EXERCISE DESCRIPTION
Return the records from the first line through the line containing "Chart.register(...registerables);", and leave out the pictures.

Collection entries:
============
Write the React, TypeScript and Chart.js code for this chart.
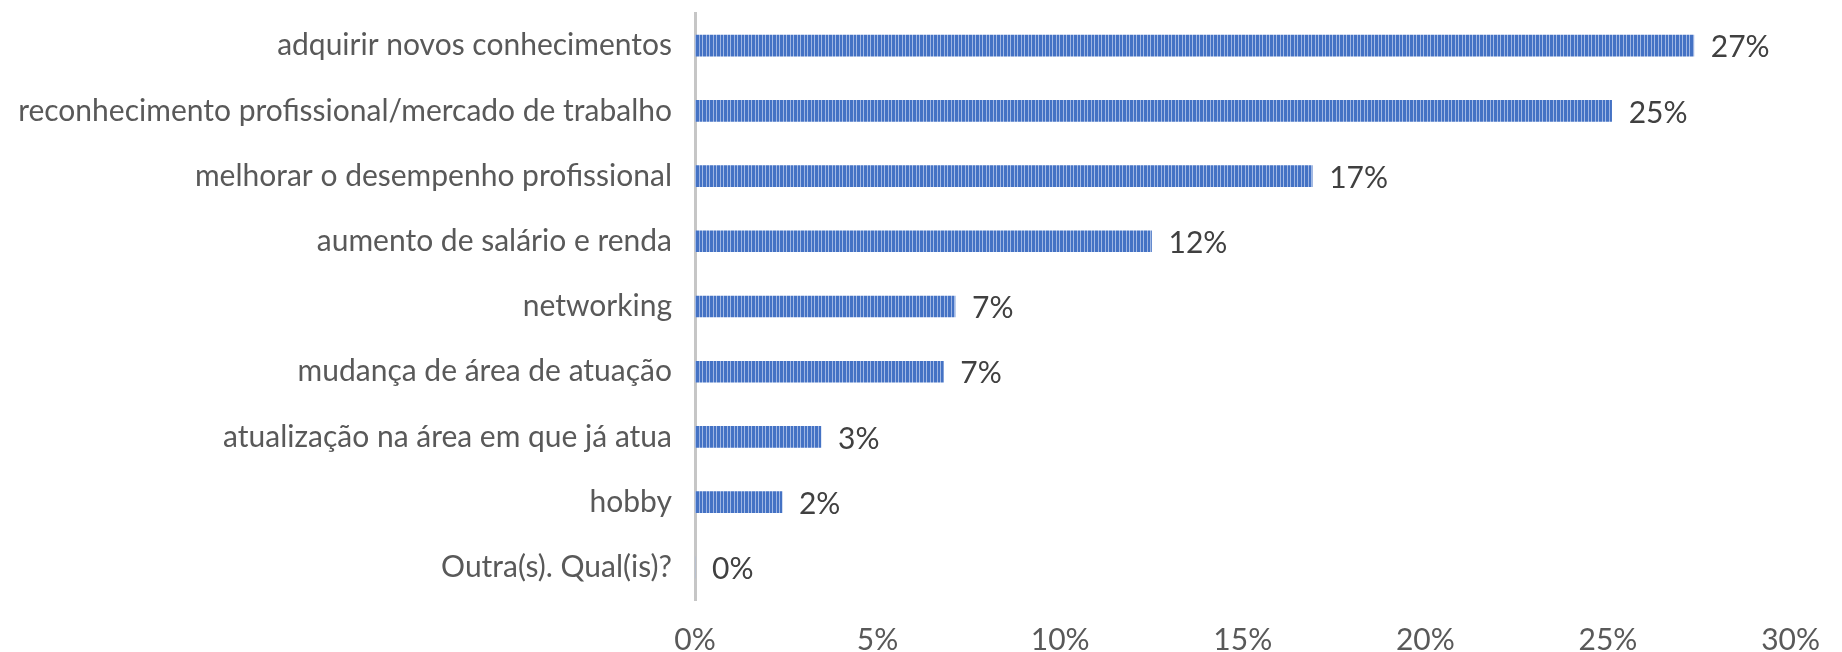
import React, { useEffect, useRef } from "react";
import { Chart, registerables } from "chart.js";

Chart.register(...registerables);

const categories = [
  "adquirir novos conhecimentos",
  "reconhecimento profissional/mercado de trabalho",
  "melhorar o desempenho profissional",
  "aumento de salário e renda",
  "networking",
  "mudança de área de atuação",
  "atualização na área em que já atua",
  "hobby",
  "Outra(s). Qual(is)?",
];
const values = [27.35, 25.1, 16.9, 12.5, 7.12, 6.8, 3.45, 2.38, 0];
const valueLabels = ["27%", "25%", "17%", "12%", "7%", "7%", "3%", "2%", "0%"];
const xTicks = [0, 5, 10, 15, 20, 25, 30];

const FONT = "Lato";
const FONT_SIZE = 30;

function makePattern(): CanvasPattern | string {
  const c = document.createElement("canvas");
  c.width = 7;
  c.height = 4;
  const ctx = c.getContext("2d");
  if (!ctx) return "#4472C4";
  ctx.fillStyle = "#4472C4";
  ctx.fillRect(0, 0, 7, 4);
  ctx.fillStyle = "#A3BAE5";
  ctx.fillRect(2, 0, 1, 4);
  ctx.fillStyle = "#9DB4E2";
  ctx.fillRect(6, 0, 1, 4);
  return ctx.createPattern(c, "repeat") || "#4472C4";
}

const labelPlugin = {
  id: "valueLabels",
  afterDatasetsDraw(chart: any) {
    const ctx = chart.ctx;
    const meta = chart.getDatasetMeta(0);
    ctx.save();
    ctx.font = `${FONT_SIZE}px ${FONT}`;
    ctx.fillStyle = "#404040";
    ctx.textAlign = "left";
    ctx.textBaseline = "middle";
    meta.data.forEach((bar: any, i: number) => {
      ctx.fillText(valueLabels[i], bar.x + 17, bar.y + 2);
    });
    ctx.restore();
  },
};

export default function App() {
  const ref = useRef<HTMLCanvasElement | null>(null);
  useEffect(() => {
    document.body.style.margin = "0";
    document.body.style.overflow = "hidden";
    if (!ref.current) return;
    const chart = new Chart(ref.current, {
      type: "bar",
      data: {
        labels: categories,
        datasets: [
          {
            data: values,
            backgroundColor: makePattern() as any,
            barThickness: 21,
            borderWidth: 0,
          },
        ],
      },
      options: {
        indexAxis: "y",
        animation: false,
        responsive: true,
        maintainAspectRatio: false,
        layout: { padding: { top: 13, right: 30, left: 0, bottom: 0 } },
        plugins: { legend: { display: false }, tooltip: { enabled: false } },
        scales: {
          x: {
            min: 0,
            max: 30,
            afterBuildTicks: (scale: any) => {
              scale.ticks = xTicks.map((v) => ({ value: v }));
            },
            afterFit: (scale: any) => {
              scale.height = 52;
            },
            grid: { display: false, drawTicks: false },
            border: { display: false },
            ticks: {
              padding: 22,
              maxRotation: 0,
              font: { family: FONT, size: FONT_SIZE },
              color: "#595959",
              callback: (v: any) => `${v}%`,
            },
          },
          y: {
            afterFit: (scale: any) => {
              scale.width = 695;
              scale.paddingTop = 0;
              scale.paddingBottom = 0;
            },
            grid: { display: false, drawTicks: false },
            border: { display: true, color: "#C6C6C6", width: 3 },
            ticks: {
              padding: 23,
              font: { family: FONT, size: FONT_SIZE },
              color: "#595959",
            },
          },
        },
      },
      plugins: [labelPlugin],
    });
    return () => chart.destroy();
  }, []);
  return (
    <div style={{ width: 1842, height: 652, position: "relative" }}>
      <canvas ref={ref} />
    </div>
  );
}
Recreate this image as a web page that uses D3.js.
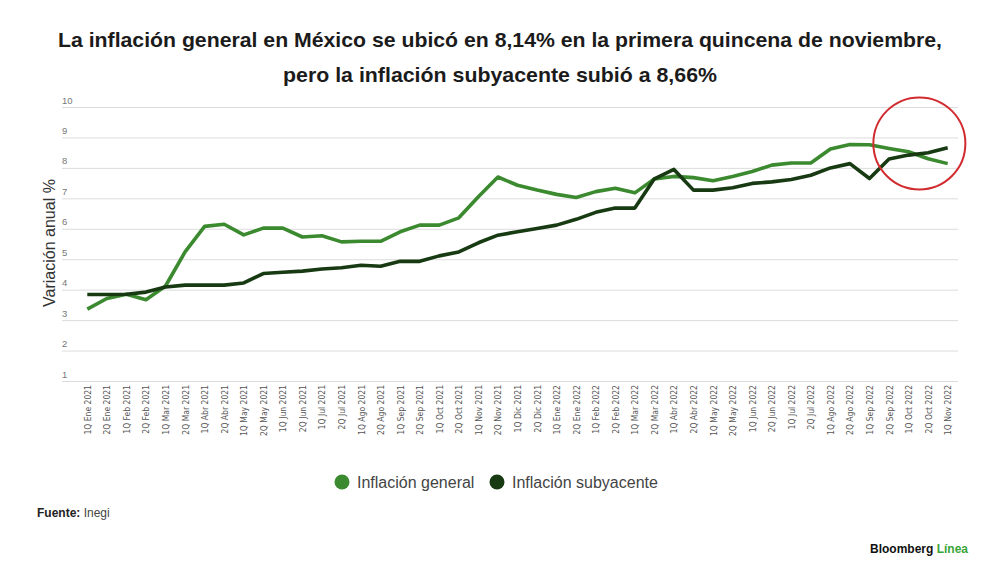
============
RESULT OF THE EXERCISE
Write the React, TypeScript and Chart.js code for this chart.
import React, { useEffect, useRef } from "react";
import { Chart, registerables } from "chart.js";

Chart.register(...registerables);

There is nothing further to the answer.